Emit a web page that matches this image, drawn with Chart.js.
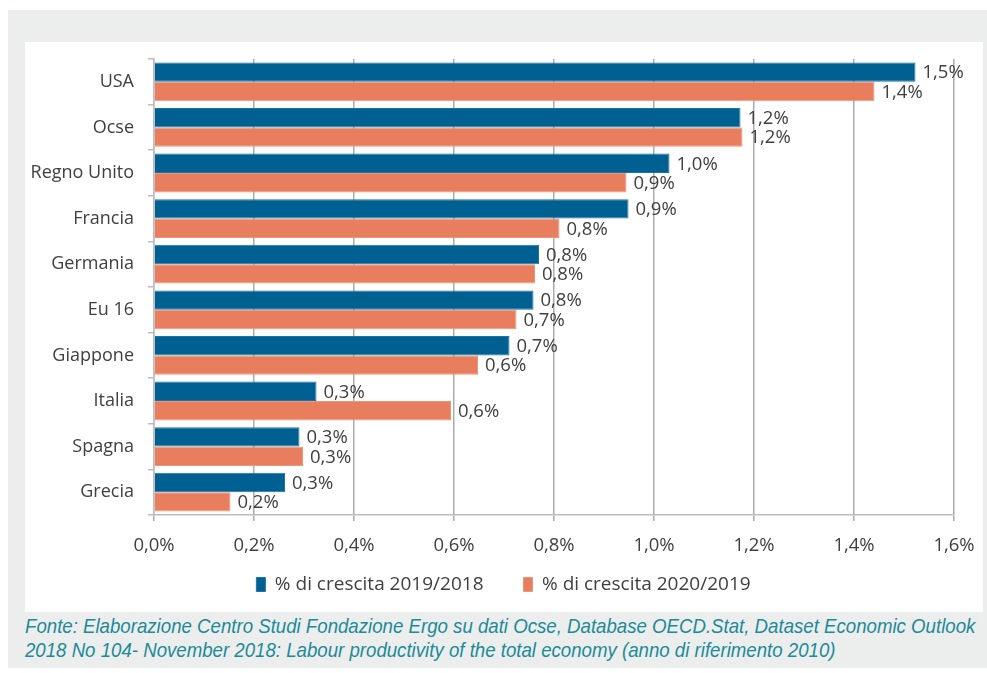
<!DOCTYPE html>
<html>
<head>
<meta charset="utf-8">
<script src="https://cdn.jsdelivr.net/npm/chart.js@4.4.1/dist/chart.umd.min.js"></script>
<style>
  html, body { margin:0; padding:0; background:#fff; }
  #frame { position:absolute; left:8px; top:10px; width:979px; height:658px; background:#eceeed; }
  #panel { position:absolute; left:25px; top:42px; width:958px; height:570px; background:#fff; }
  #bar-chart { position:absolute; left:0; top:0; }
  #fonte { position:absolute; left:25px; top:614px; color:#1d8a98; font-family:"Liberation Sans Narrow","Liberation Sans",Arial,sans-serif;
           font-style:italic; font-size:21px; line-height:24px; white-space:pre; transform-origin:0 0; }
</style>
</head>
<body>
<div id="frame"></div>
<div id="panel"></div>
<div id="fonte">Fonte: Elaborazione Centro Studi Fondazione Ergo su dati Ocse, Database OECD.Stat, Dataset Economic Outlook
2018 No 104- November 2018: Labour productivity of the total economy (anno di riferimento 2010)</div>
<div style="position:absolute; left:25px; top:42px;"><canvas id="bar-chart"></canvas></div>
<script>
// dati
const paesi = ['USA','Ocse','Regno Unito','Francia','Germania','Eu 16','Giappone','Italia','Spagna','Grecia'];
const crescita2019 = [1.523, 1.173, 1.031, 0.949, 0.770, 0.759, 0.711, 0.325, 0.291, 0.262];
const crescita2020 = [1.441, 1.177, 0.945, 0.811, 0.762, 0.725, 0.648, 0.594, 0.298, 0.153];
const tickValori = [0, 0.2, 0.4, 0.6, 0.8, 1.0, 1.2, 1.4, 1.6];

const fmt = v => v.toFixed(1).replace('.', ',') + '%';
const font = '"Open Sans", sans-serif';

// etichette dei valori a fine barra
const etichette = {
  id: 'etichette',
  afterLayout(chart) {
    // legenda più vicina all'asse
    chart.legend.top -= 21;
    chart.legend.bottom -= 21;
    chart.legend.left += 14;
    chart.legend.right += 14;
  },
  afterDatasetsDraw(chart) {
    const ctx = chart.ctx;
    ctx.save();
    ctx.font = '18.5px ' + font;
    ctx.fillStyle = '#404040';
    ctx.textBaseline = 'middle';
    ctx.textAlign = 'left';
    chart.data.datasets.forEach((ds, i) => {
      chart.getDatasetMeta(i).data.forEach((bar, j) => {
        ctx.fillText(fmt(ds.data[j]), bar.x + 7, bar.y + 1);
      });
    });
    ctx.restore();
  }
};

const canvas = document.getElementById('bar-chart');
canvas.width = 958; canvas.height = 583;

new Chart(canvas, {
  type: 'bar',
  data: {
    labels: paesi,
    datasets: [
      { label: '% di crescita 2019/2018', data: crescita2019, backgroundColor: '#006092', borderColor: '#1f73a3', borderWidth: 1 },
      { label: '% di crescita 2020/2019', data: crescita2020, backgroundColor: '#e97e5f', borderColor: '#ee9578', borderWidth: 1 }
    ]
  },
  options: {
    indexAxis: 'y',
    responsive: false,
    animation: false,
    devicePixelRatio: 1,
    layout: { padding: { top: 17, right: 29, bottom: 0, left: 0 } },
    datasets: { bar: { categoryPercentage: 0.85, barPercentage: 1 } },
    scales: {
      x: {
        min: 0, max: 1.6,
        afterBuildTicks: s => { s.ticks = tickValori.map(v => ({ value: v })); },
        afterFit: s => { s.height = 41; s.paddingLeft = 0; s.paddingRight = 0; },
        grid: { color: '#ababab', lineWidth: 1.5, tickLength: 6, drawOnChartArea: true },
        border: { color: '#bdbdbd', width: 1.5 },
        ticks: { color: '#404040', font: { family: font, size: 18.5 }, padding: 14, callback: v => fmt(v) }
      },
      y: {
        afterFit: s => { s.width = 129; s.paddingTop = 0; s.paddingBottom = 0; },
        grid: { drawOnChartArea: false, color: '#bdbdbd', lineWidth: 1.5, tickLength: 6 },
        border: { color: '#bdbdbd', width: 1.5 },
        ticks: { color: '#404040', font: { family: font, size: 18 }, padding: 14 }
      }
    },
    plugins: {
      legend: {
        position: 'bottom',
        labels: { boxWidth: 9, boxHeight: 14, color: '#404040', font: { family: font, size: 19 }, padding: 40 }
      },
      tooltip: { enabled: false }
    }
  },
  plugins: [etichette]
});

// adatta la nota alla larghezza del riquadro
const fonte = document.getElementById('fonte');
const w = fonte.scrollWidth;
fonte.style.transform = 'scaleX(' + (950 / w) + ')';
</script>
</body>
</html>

## CHALLENGE:
Omitting all images, print the listing exactly.

## IN RESPONSE:
Emit a web page that matches this image, drawn with Chart.js.
<!DOCTYPE html>
<html>
<head>
<meta charset="utf-8">
<script src="https://cdn.jsdelivr.net/npm/chart.js@4.4.1/dist/chart.umd.min.js"></script>
<style>
  html, body { margin:0; padding:0; background:#fff; }
  #frame { position:absolute; left:8px; top:10px; width:979px; height:658px; background:#eceeed; }
  #panel { position:absolute; left:25px; top:42px; width:958px; height:570px; background:#fff; }
  #bar-chart { position:absolute; left:0; top:0; }
  #fonte { position:absolute; left:25px; top:614px; color:#1d8a98; font-family:"Liberation Sans Narrow","Liberation Sans",Arial,sans-serif;
           font-style:italic; font-size:21px; line-height:24px; white-space:pre; transform-origin:0 0; }
</style>
</head>
<body>
<div id="frame"></div>
<div id="panel"></div>
<div id="fonte">Fonte: Elaborazione Centro Studi Fondazione Ergo su dati Ocse, Database OECD.Stat, Dataset Economic Outlook
2018 No 104- November 2018: Labour productivity of the total economy (anno di riferimento 2010)</div>
<div style="position:absolute; left:25px; top:42px;"><canvas id="bar-chart"></canvas></div>
<script>
// dati
const paesi = ['USA','Ocse','Regno Unito','Francia','Germania','Eu 16','Giappone','Italia','Spagna','Grecia'];
const crescita2019 = [1.523, 1.173, 1.031, 0.949, 0.770, 0.759, 0.711, 0.325, 0.291, 0.262];
const crescita2020 = [1.441, 1.177, 0.945, 0.811, 0.762, 0.725, 0.648, 0.594, 0.298, 0.153];
const tickValori = [0, 0.2, 0.4, 0.6, 0.8, 1.0, 1.2, 1.4, 1.6];

const fmt = v => v.toFixed(1).replace('.', ',') + '%';
const font = '"Open Sans", sans-serif';

// etichette dei valori a fine barra
const etichette = {
  id: 'etichette',
  afterLayout(chart) {
    // legenda più vicina all'asse
    chart.legend.top -= 21;
    chart.legend.bottom -= 21;
    chart.legend.left += 14;
    chart.legend.right += 14;
  },
  afterDatasetsDraw(chart) {
    const ctx = chart.ctx;
    ctx.save();
    ctx.font = '18.5px ' + font;
    ctx.fillStyle = '#404040';
    ctx.textBaseline = 'middle';
    ctx.textAlign = 'left';
    chart.data.datasets.forEach((ds, i) => {
      chart.getDatasetMeta(i).data.forEach((bar, j) => {
        ctx.fillText(fmt(ds.data[j]), bar.x + 7, bar.y + 1);
      });
    });
    ctx.restore();
  }
};

const canvas = document.getElementById('bar-chart');
canvas.width = 958; canvas.height = 583;

new Chart(canvas, {
  type: 'bar',
  data: {
    labels: paesi,
    datasets: [
      { label: '% di crescita 2019/2018', data: crescita2019, backgroundColor: '#006092', borderColor: '#1f73a3', borderWidth: 1 },
      { label: '% di crescita 2020/2019', data: crescita2020, backgroundColor: '#e97e5f', borderColor: '#ee9578', borderWidth: 1 }
    ]
  },
  options: {
    indexAxis: 'y',
    responsive: false,
    animation: false,
    devicePixelRatio: 1,
    layout: { padding: { top: 17, right: 29, bottom: 0, left: 0 } },
    datasets: { bar: { categoryPercentage: 0.85, barPercentage: 1 } },
    scales: {
      x: {
        min: 0, max: 1.6,
        afterBuildTicks: s => { s.ticks = tickValori.map(v => ({ value: v })); },
        afterFit: s => { s.height = 41; s.paddingLeft = 0; s.paddingRight = 0; },
        grid: { color: '#ababab', lineWidth: 1.5, tickLength: 6, drawOnChartArea: true },
        border: { color: '#bdbdbd', width: 1.5 },
        ticks: { color: '#404040', font: { family: font, size: 18.5 }, padding: 14, callback: v => fmt(v) }
      },
      y: {
        afterFit: s => { s.width = 129; s.paddingTop = 0; s.paddingBottom = 0; },
        grid: { drawOnChartArea: false, color: '#bdbdbd', lineWidth: 1.5, tickLength: 6 },
        border: { color: '#bdbdbd', width: 1.5 },
        ticks: { color: '#404040', font: { family: font, size: 18 }, padding: 14 }
      }
    },
    plugins: {
      legend: {
        position: 'bottom',
        labels: { boxWidth: 9, boxHeight: 14, color: '#404040', font: { family: font, size: 19 }, padding: 40 }
      },
      tooltip: { enabled: false }
    }
  },
  plugins: [etichette]
});

// adatta la nota alla larghezza del riquadro
const fonte = document.getElementById('fonte');
const w = fonte.scrollWidth;
fonte.style.transform = 'scaleX(' + (950 / w) + ')';
</script>
</body>
</html>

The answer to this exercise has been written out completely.